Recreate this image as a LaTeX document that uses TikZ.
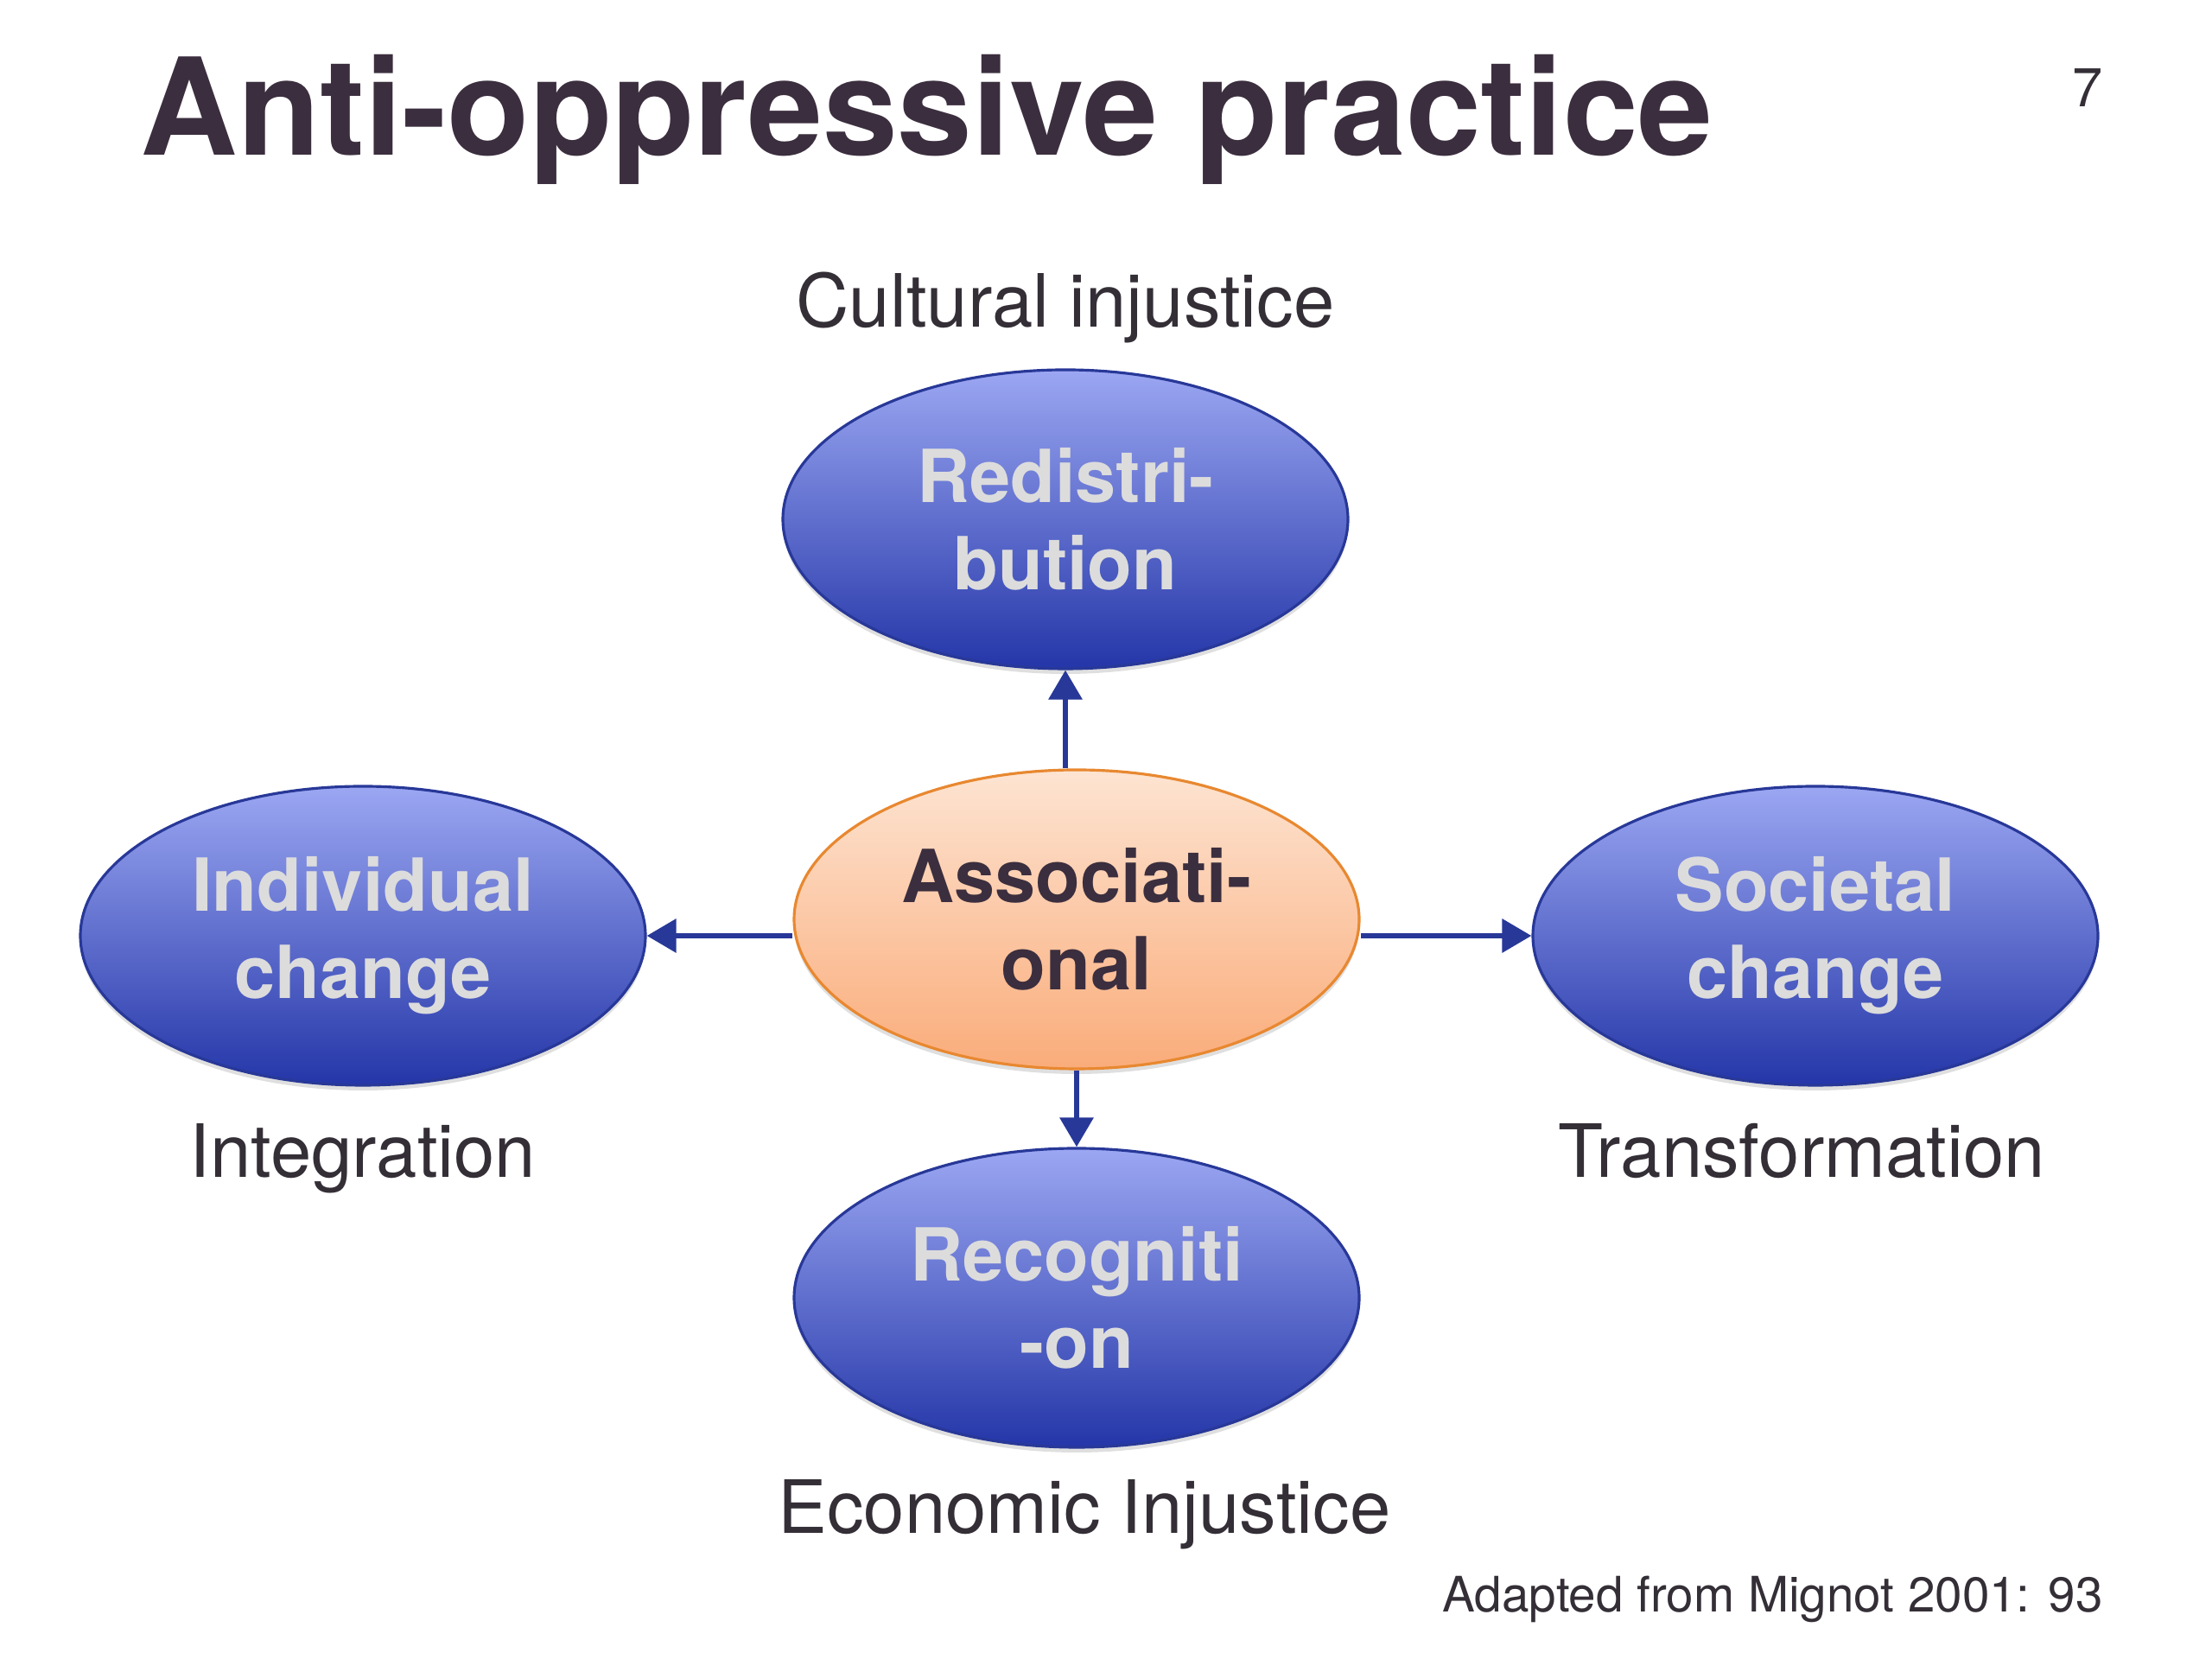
\documentclass[tikz,border=0pt]{standalone}
\usepackage{fontspec}
\setmainfont{TeX Gyre Heros}
\usetikzlibrary{shapes.geometric,arrows.meta,shadows}
\definecolor{titlecol}{RGB}{59,46,62}
\definecolor{labelcol}{RGB}{52,46,54}
\definecolor{bluetop}{RGB}{155,167,242}
\definecolor{bluebot}{RGB}{36,54,168}
\definecolor{blueline}{RGB}{40,56,152}
\definecolor{orgtop}{RGB}{253,228,210}
\definecolor{orgbot}{RGB}{250,172,122}
\definecolor{orgline}{RGB}{232,136,48}
\definecolor{bubbletext}{RGB}{220,220,220}
\begin{document}
\begin{tikzpicture}[>={Triangle[length=3.4mm,width=3.8mm]},
        bubble/.style={ellipse,minimum width=6.54cm,minimum height=3.46cm,inner sep=0pt,
            draw=blueline,line width=0.9pt,top color=bluetop,bottom color=bluebot,
            align=center,text=bubbletext,font=\fontsize{24.1}{28.7}\selectfont\bfseries,
            drop shadow={shadow xshift=0pt,shadow yshift=-0.6mm,opacity=0.25}},
        hub/.style={bubble,draw=orgline,top color=orgtop,bottom color=orgbot,text=titlecol},
        caption/.style={anchor=base,text=labelcol,font=\fontsize{24.2}{29}\selectfont},
        link/.style={->,draw=blueline,line width=1.8pt}]
        \useasboundingbox (0,0) rectangle (25.6,19.2);
        \node[anchor=base west,text=titlecol,font=\fontsize{44.4}{50}\selectfont\bfseries] (title) at (1.50,17.40) {Anti-oppressive practice};
        \node[anchor=base,text=labelcol,font=\fontsize{18}{22}\selectfont] (page) at (24.16,17.96) {7};
        \begin{scope}
            \node[hub] (assoc) at (12.46,8.56) {Associati-\\onal};
            \node[bubble] (redis) at (12.33,13.19) {Redistri-\\bution};
            \node[bubble] (indiv) at (4.20,8.37) {Individual\\change};
            \node[bubble] (soc) at (21.01,8.37) {Societal\\change};
            \node[bubble] (recog) at (12.46,4.18) {Recogniti\\-on};
            \draw[link] (assoc.north -| redis.south)--(redis.south);
            \draw[link] (assoc.west |- indiv.east)--(indiv.east);
            \draw[link] (assoc.east |- soc.west)--(soc.west);
            \draw[link] (assoc.south)--(recog.north);
        \end{scope}
        \node[caption] (cult) at (12.33,15.41) {Cultural injustice};
        \node[caption] (integ) at (4.20,5.57) {Integration};
        \node[caption] (trans) at (20.85,5.57) {Transformation};
        \node[caption] (econ) at (12.55,1.45) {Economic Injustice};
        \node[anchor=base east,text=labelcol,font=\fontsize{16.1}{19}\selectfont] (source) at (24.46,0.54) {Adapted from Mignot 2001: 93};
    \end{tikzpicture}
\end{document}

[Problem requirements]: Omit the pictures, then output the rest of the listing exactly.

[Correct result]:
Recreate this image as a LaTeX document that uses TikZ.
\documentclass[tikz,border=0pt]{standalone}
\usepackage{fontspec}
\setmainfont{TeX Gyre Heros}
\usetikzlibrary{shapes.geometric,arrows.meta,shadows}
\definecolor{titlecol}{RGB}{59,46,62}
\definecolor{labelcol}{RGB}{52,46,54}
\definecolor{bluetop}{RGB}{155,167,242}
\definecolor{bluebot}{RGB}{36,54,168}
\definecolor{blueline}{RGB}{40,56,152}
\definecolor{orgtop}{RGB}{253,228,210}
\definecolor{orgbot}{RGB}{250,172,122}
\definecolor{orgline}{RGB}{232,136,48}
\definecolor{bubbletext}{RGB}{220,220,220}
\begin{document}
\begin{tikzpicture}[>={Triangle[length=3.4mm,width=3.8mm]},
        bubble/.style={ellipse,minimum width=6.54cm,minimum height=3.46cm,inner sep=0pt,
            draw=blueline,line width=0.9pt,top color=bluetop,bottom color=bluebot,
            align=center,text=bubbletext,font=\fontsize{24.1}{28.7}\selectfont\bfseries,
            drop shadow={shadow xshift=0pt,shadow yshift=-0.6mm,opacity=0.25}},
        hub/.style={bubble,draw=orgline,top color=orgtop,bottom color=orgbot,text=titlecol},
        caption/.style={anchor=base,text=labelcol,font=\fontsize{24.2}{29}\selectfont},
        link/.style={->,draw=blueline,line width=1.8pt}]
        \useasboundingbox (0,0) rectangle (25.6,19.2);
        \node[anchor=base west,text=titlecol,font=\fontsize{44.4}{50}\selectfont\bfseries] (title) at (1.50,17.40) {Anti-oppressive practice};
        \node[anchor=base,text=labelcol,font=\fontsize{18}{22}\selectfont] (page) at (24.16,17.96) {7};
        \begin{scope}
            \node[hub] (assoc) at (12.46,8.56) {Associati-\\onal};
            \node[bubble] (redis) at (12.33,13.19) {Redistri-\\bution};
            \node[bubble] (indiv) at (4.20,8.37) {Individual\\change};
            \node[bubble] (soc) at (21.01,8.37) {Societal\\change};
            \node[bubble] (recog) at (12.46,4.18) {Recogniti\\-on};
            \draw[link] (assoc.north -| redis.south)--(redis.south);
            \draw[link] (assoc.west |- indiv.east)--(indiv.east);
            \draw[link] (assoc.east |- soc.west)--(soc.west);
            \draw[link] (assoc.south)--(recog.north);
        \end{scope}
        \node[caption] (cult) at (12.33,15.41) {Cultural injustice};
        \node[caption] (integ) at (4.20,5.57) {Integration};
        \node[caption] (trans) at (20.85,5.57) {Transformation};
        \node[caption] (econ) at (12.55,1.45) {Economic Injustice};
        \node[anchor=base east,text=labelcol,font=\fontsize{16.1}{19}\selectfont] (source) at (24.46,0.54) {Adapted from Mignot 2001: 93};
    \end{tikzpicture}
\end{document}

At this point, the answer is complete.